Monday, Dec. 31, 1945
Sinner & Saint
Glowed the London News Chronicle:
"The funniest Falstaff in living recollection, and the best." The solemn Times intoned: "Great."
This was whopping praise, in a land where Shakespeare is almost a trade and understatement almost a trademark. The target was 43-year-old Actor Ralph Richardson in the Old Vic's smash revival of Henry IV, with Sybil Thorndike and Laurence Olivier in supporting roles.
Richardson himself had suspected that his Falstaff was going to be a failure. Only once since his teens had he seen the role performed. He had read very little about it, and he was "terrified by the enormous size of the character. . . ." But he constantly remembered Falstaff's "I am not only witty in myself, but the cause that wit is in other men." No mere butt, no mere burlesque, Richardson's fat knight is a restrained, highly intelligent, altogether conscious comedian, an artful creator of merriment. Hence his final fall from grace seems not pathetic but tragic.
Dost thou hear, Hal? thou knowest in the state of innocency Adam fell; and what should poor Jack Falstaff do in the days of villainy? Thou seest I have more flesh than another man, and therefore more frailty. . . .
A mainstay of Old Vic repertory, Actor Richardson is currently playing lead in two of its other productions, Arms and the Man and Uncle Vanya. He and his great friend, Actor Olivier, split the big male roles, as a team are unmatched today on the British stage.
An artist's son, Richardson started acting at 18, has seldom been without a part since. A hardworking, not very confident, thoroughly un-actory actor, he trudged slowly to the top, has also made a name for himself in British cinema (The Citadel, The Silver Fleet). In 1935 he made his only U.S. appearance, as Mercutio in the Katharine Cornell Romeo and Juliet. In 1939 he joined the Fleet Air Arm, "flew all day and never thought of anything. I was deaf as an adder and had a wonderful appetite." Last year he and his fellow flyer, Olivier, were released to revive the blitzed Old Vic.
According to his friend J. B. Priestley, who has written a couple of plays for him (Cornelius, Johnson Over Jordan), Actor Richardson could have been equally as successful as a painter or a writer if he had put his far-better-than-average-actor's mind to it.

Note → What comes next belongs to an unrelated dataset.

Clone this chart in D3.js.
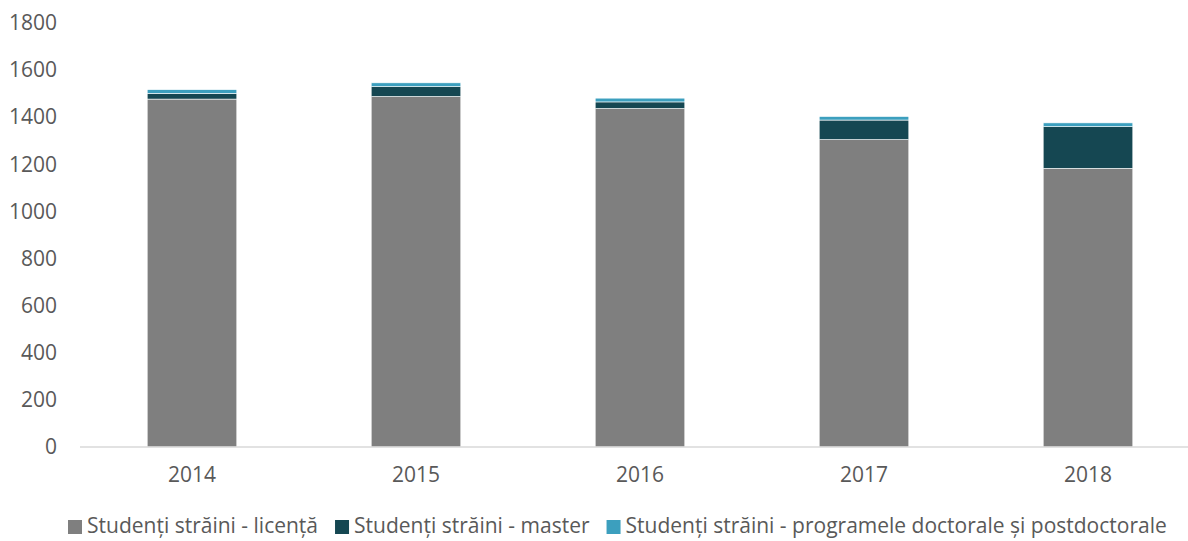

Offstage Richardson is a complete homebody, living near Hampstead Heath with his wife and infant son. He is never seen in nightspots, and totes books to the theater to read between acts. He has never been rich, never--in his own estimation--poor: "I've been down to five pounds, but then that's quite a lot."
Other verse than Shakespeare's is playing to packed houses in London. Going great guns again, after shutting down for the duration, is the all-poetry Mercury Theater, which began in the '30s with T. S. Eliot's Murder in the Cathedral.
Mercury's current hit, The Way to the Tomb by Cornish Farmer Ronald Duncan, has St. Anthony as its topic, modern materialism for its target. The first half of the play, an austere masque, tells of Anthony's attempts to find God. The three monks who feed him, sing to him and argue with him represent his three temptations (the belly, the senses and intellectual pride); but even when he conquers fleshly pleasures through a death-fast, he has still to cast out the sin of pride.
And what is fear? It is conceit: Knowing sufficient of the future to dislike it. And insufficient to ignore it, it is self-love implicit.
The second half of the play satirizes a group of modern debunkers who skeptically visit St. Anthony's tomb, gloatingly find it empty. But after they have gone Anthony reappears, praising the faith of a poor postcard hawker who has continued to believe in him.
Though slow-paced and undramatic, The Way to the Tomb wins audiences (including Queen Mary) by its poetry and philosophy, wakes up even the drowsy when its ultra modern scoffers speak verse that smacks of a smart revue:
I fear the time When the phone is cut, When the tank runs dry And the flick is shut.
I fear the time When my book is read, When I've nothing to do But say what's said.
I fear the time When I'll wake up dead And find death all dull Like a day in bed.